My mom has been making this recipe for as long as I can remember. I didn’t like quiche when I was little, but at some point, it went from detestable to divine. I really, really love good quiche. This recipe is the standard to which I compare all others. A light, flaky, flavorful crust and a filling that’s savory and delicious, with just enough egg to hold it all together. I could (and do) eat these all day long; they are really perfect for any meal. When my husband and I were first married, he said he hated quiche. So I made these “Cheesy Bacon Pies” for dinner and he was converted. Of course I told him the truth eventually, and he’s been a fan ever since.
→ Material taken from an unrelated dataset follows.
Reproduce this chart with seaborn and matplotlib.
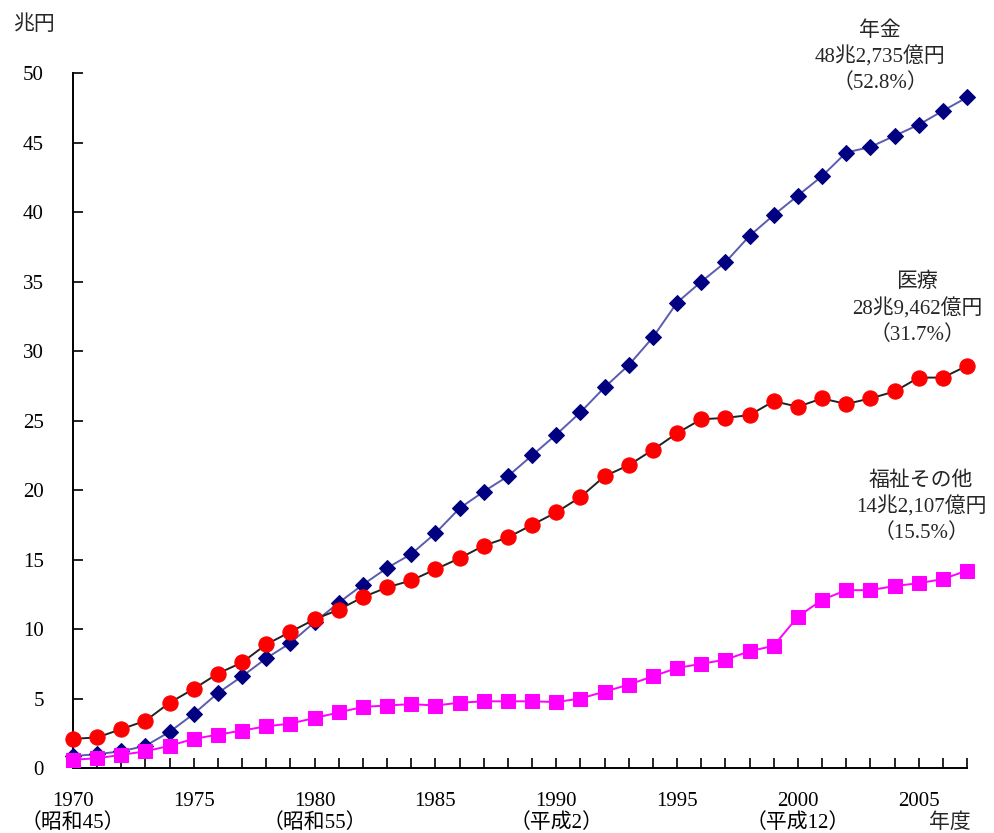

3 oz cream cheese, softened
1/2 cup butter, softened
1 cup flour
1 12-oz can evaporated milk
1/2 lb bacon, cooked, drained, and crumbled
1 cup shredded cheddar
1/4 cup onion, chopped fine
3/4 teaspoon salt
1/4 teaspoon sugar
To make the crust, blend cream cheese, butter, flour, and salt well. Dough will be soft. Divide into 12 balls. Pat into ungreased muffin tins, covering the bottom and up the sides of each cup. Set aside.
Place even amounts of bacon, onion, and cheese in prepared crust. Beat eggs; add milk, salt, sugar, and pepper and mix well. Pour egg mixture into crust on top of bacon, etc. Bake at 350 degrees for 45 minutes. Let cool slightly before serving.